* Exercise goal
In the records below, find each line with the word "file" and copy it.

[Plotting code records]
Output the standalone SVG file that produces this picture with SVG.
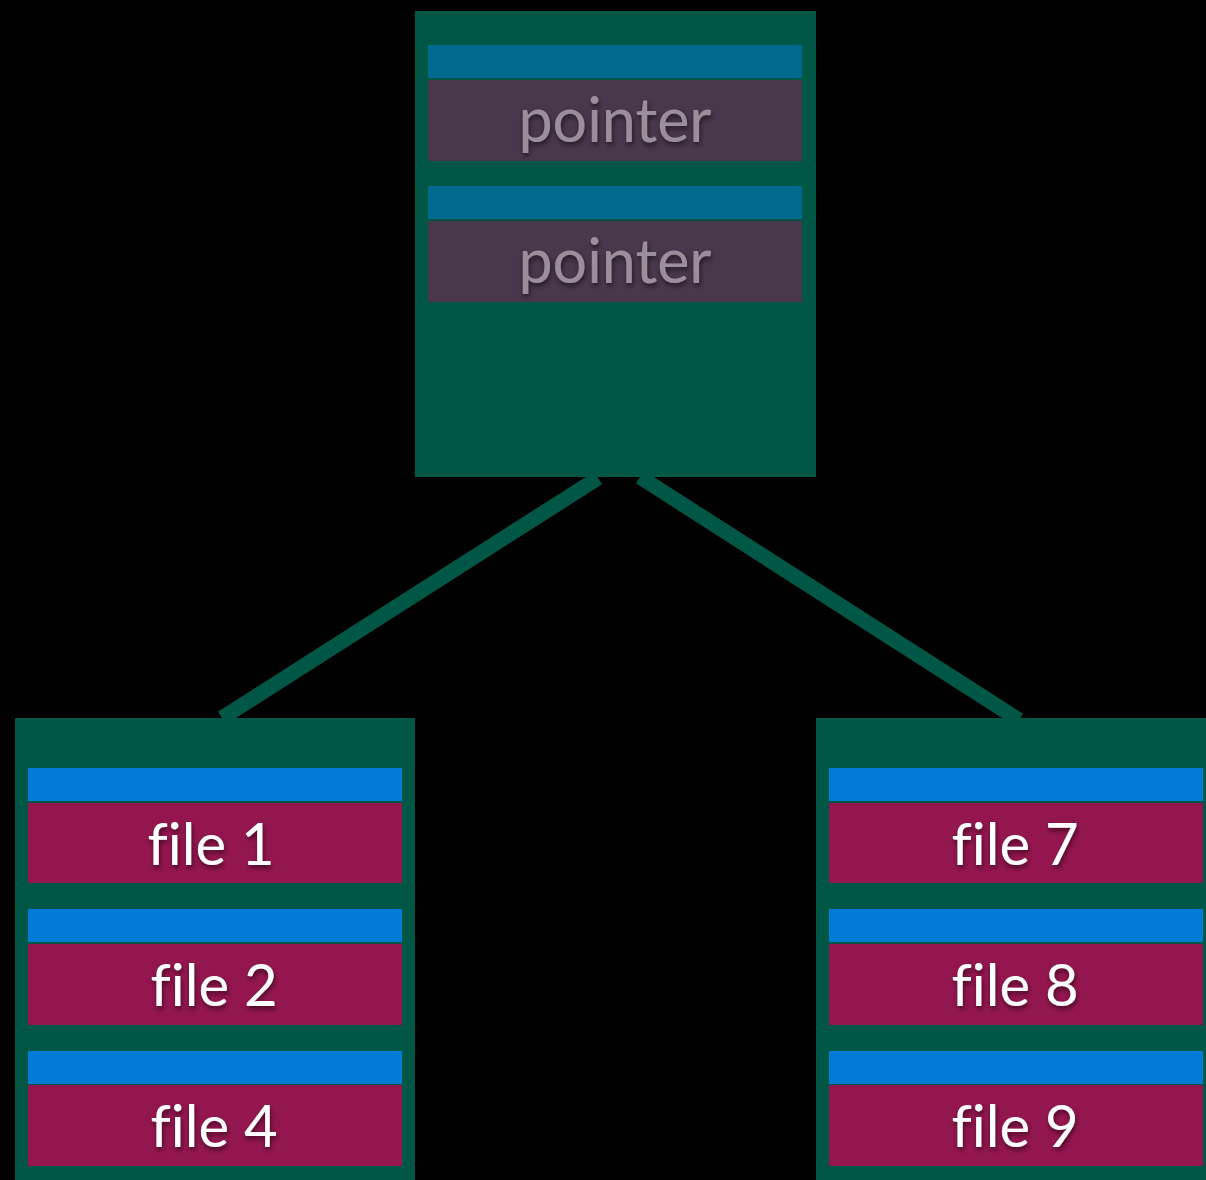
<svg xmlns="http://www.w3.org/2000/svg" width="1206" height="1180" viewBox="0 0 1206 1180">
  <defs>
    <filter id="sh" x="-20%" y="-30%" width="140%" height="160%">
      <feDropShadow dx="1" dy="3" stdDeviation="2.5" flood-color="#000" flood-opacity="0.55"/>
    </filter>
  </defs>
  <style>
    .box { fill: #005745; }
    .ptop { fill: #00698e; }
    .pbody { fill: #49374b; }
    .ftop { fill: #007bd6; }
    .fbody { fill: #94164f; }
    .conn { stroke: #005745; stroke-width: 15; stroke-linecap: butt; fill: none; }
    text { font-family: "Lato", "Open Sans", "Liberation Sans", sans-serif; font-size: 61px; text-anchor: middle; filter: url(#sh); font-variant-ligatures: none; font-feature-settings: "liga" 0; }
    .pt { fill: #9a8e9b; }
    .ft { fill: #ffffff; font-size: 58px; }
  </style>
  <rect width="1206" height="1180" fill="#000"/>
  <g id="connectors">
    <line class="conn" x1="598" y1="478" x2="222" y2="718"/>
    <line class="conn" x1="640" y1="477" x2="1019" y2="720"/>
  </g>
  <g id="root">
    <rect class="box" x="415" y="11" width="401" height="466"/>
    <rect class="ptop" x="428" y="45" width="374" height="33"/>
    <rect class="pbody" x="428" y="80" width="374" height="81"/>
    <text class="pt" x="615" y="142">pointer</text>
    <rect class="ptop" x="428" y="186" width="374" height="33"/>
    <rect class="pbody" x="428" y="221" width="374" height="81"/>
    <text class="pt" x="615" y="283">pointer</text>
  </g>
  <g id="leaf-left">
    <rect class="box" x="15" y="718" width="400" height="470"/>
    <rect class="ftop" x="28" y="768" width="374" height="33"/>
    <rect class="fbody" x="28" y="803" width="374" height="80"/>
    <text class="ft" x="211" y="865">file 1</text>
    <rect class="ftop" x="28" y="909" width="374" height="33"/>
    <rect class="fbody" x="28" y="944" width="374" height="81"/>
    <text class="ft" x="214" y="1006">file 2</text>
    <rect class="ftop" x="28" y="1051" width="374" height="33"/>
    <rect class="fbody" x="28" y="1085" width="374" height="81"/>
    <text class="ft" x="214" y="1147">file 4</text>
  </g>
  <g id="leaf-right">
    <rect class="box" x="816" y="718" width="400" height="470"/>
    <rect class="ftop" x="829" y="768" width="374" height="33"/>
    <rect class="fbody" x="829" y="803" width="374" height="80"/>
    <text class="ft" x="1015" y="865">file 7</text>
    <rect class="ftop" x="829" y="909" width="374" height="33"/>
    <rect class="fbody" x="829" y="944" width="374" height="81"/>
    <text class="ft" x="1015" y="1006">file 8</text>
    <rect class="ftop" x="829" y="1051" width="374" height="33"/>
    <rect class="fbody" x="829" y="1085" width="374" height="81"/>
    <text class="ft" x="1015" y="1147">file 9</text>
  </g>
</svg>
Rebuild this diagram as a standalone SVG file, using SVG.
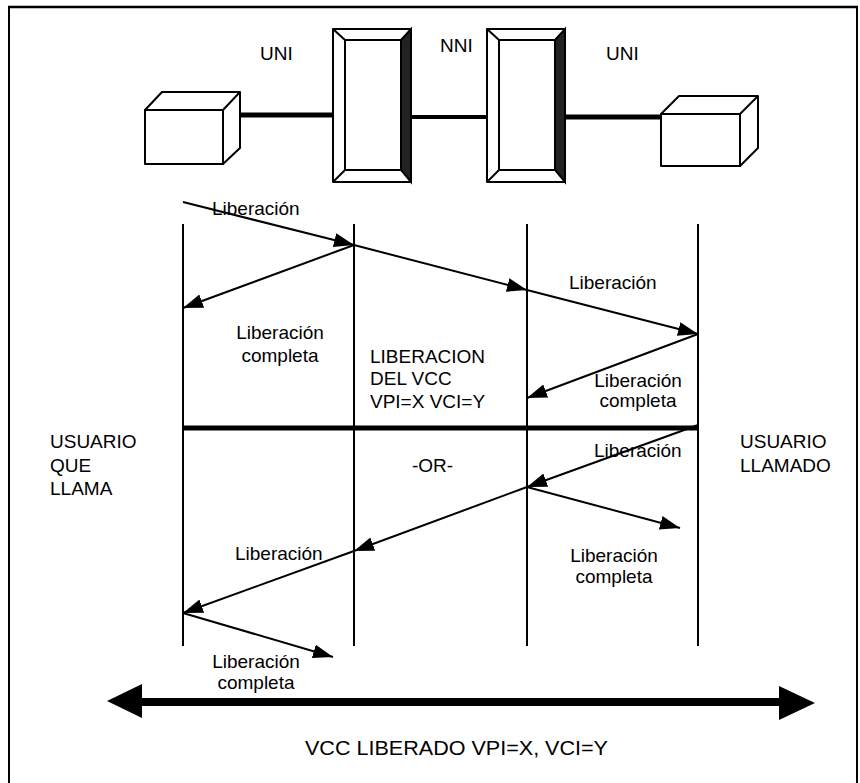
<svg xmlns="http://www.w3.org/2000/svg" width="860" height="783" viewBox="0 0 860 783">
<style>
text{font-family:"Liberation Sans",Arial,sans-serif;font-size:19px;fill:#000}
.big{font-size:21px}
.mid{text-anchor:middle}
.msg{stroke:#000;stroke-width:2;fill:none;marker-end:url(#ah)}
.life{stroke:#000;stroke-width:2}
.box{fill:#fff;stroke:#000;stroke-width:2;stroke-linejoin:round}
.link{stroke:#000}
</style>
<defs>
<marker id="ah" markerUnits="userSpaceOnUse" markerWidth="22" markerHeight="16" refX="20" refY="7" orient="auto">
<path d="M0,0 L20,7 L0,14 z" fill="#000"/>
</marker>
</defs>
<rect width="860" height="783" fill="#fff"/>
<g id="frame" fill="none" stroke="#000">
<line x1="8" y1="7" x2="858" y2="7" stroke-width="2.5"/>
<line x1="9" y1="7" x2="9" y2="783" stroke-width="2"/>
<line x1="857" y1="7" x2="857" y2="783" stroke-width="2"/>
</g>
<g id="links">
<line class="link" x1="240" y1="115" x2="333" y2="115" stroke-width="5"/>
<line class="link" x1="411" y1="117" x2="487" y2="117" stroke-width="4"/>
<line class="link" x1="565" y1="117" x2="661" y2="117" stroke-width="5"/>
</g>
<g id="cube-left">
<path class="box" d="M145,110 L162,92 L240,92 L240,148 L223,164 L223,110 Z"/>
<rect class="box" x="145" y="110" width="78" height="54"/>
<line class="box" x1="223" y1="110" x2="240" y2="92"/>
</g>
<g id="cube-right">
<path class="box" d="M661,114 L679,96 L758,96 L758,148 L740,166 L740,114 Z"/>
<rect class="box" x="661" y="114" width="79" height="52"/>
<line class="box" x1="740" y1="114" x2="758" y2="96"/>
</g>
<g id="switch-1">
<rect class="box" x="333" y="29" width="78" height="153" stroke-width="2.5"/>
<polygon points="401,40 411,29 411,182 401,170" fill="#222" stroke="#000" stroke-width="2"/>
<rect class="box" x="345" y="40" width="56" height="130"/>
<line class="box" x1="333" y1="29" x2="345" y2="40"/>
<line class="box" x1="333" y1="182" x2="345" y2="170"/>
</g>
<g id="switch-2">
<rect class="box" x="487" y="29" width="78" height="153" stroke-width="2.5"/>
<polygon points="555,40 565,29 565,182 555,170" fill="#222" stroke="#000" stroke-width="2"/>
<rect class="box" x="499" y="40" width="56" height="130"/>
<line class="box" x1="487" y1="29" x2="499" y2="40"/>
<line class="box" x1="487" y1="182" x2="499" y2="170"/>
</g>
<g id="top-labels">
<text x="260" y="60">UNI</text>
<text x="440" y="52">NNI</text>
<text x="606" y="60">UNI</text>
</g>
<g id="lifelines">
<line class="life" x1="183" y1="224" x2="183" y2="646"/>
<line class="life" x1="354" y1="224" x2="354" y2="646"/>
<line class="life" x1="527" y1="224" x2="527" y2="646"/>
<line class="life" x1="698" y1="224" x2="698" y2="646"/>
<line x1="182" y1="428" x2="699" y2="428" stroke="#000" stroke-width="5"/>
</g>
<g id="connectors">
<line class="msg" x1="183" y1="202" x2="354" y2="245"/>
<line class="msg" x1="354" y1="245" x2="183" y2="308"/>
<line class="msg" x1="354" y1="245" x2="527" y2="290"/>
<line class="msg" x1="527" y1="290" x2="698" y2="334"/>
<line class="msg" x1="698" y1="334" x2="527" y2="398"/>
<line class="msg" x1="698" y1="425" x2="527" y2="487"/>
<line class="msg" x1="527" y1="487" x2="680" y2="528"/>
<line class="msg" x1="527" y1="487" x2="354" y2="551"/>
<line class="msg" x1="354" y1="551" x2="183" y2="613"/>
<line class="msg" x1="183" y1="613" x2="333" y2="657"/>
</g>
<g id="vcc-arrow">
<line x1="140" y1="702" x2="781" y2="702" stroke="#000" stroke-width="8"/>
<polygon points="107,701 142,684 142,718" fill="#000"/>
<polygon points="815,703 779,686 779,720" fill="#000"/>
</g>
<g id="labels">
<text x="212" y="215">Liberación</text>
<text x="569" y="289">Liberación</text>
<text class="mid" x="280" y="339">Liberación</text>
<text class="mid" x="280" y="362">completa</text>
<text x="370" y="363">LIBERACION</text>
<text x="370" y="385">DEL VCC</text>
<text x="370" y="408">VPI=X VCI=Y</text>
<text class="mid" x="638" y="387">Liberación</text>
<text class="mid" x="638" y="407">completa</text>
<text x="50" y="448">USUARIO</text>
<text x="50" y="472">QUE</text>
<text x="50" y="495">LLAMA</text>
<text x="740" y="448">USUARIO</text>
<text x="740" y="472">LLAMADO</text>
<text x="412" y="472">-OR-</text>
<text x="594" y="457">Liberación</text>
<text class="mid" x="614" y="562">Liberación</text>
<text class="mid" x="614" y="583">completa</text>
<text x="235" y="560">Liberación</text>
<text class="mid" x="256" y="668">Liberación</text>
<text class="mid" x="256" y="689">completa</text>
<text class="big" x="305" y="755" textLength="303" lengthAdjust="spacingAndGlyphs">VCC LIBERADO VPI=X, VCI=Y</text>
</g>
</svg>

* Final result
Output the standalone SVG file that produces this picture with SVG.
    <text class="ft" x="211" y="865">file 1</text>
    <text class="ft" x="214" y="1006">file 2</text>
    <text class="ft" x="214" y="1147">file 4</text>
    <text class="ft" x="1015" y="865">file 7</text>
    <text class="ft" x="1015" y="1006">file 8</text>
    <text class="ft" x="1015" y="1147">file 9</text>
Rebuild this diagram as a standalone SVG file, using SVG.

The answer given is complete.